On the Power of Source Screening for Learning Shared Feature Extractors
Leo, Wang, Connor Mclaughlin, Lili Su
TL;DR
This work shows that learning a shared linear subspace across many heterogeneous sources need not pool all data; carefully screening for an informative subpopulation can achieve minimax-optimal subspace estimation. The authors formalize admissible subpopulations via spectral conditions on the diversity matrix and provide both genie-aided and empirical algorithms to identify them. In a structured orthogonal-head setting, screening achieves uniform diversity eigenvalues and provable rate guarantees, with empirical results on synthetic and real data confirming gains over full-population baselines. The approach offers a principled pathway to mitigate negative transfer and improve generalization in multi-source representation learning.
Abstract
Learning with shared representation is widely recognized as an effective way to separate commonalities from heterogeneity across various heterogeneous sources.

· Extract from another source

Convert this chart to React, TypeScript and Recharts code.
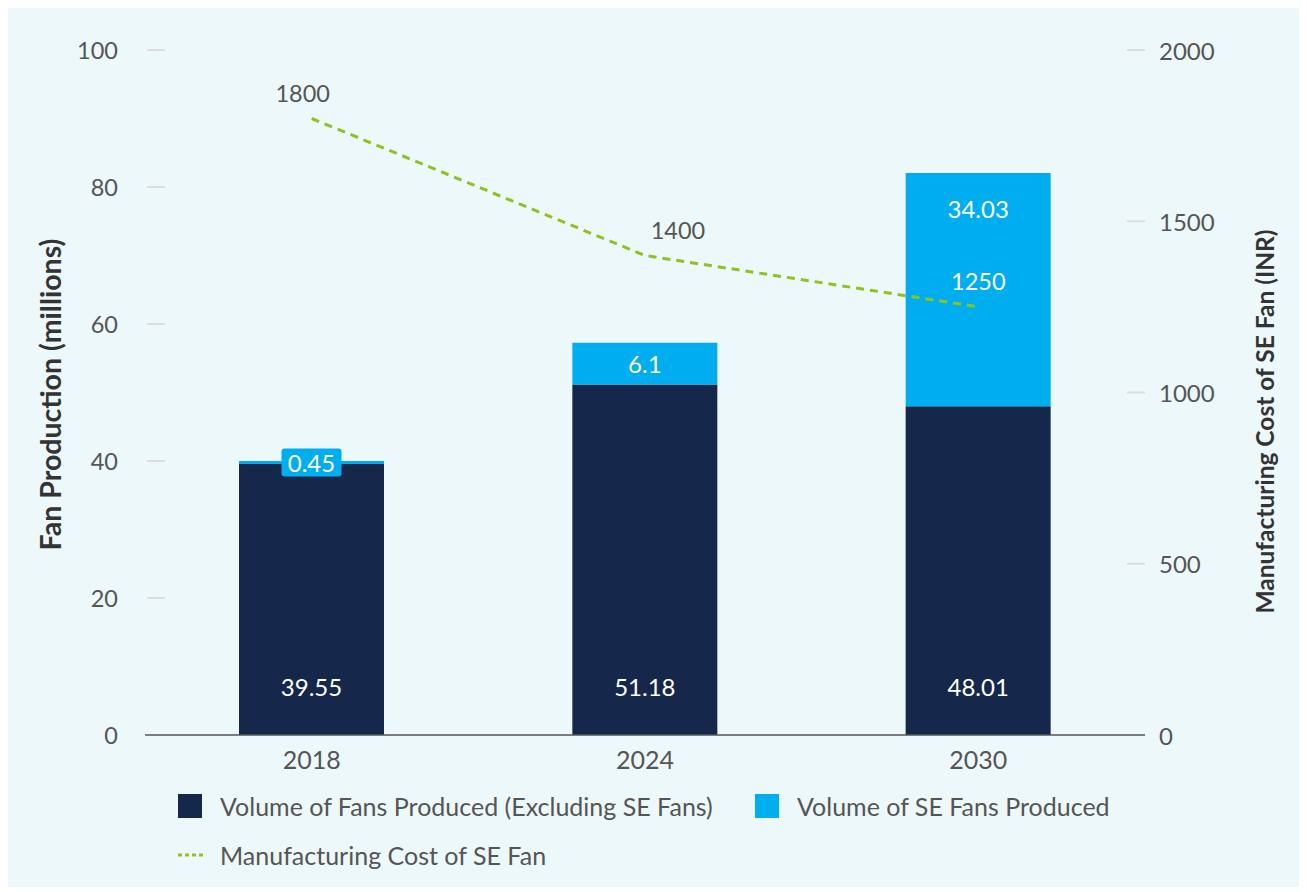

Most existing work includes all related data sources via simultaneously training a common feature extractor and source-specific heads. It is well understood that data sources with low relevance or poor quality may hinder representation learning. In this paper, we further dive into the question of which data sources should be learned jointly by focusing on the traditionally deemed ``good'' collection of sources, in which individual sources have similar relevance and qualities with respect to the true underlying common structure. Towards tractability, we focus on the linear setting where sources share a low-dimensional subspace. We find that source screening can play a central role in statistically optimal subspace estimation. We show that, for a broad class of problem instances, training on a carefully selected subset of sources suffices to achieve minimax optimality, even when a substantial portion of data is discarded. We formalize the notion of an informative subpopulation, develop algorithms and practical heuristics for identifying such subsets, and validate their effectiveness through both theoretical analysis and empirical evaluations on synthetic and real-world datasets.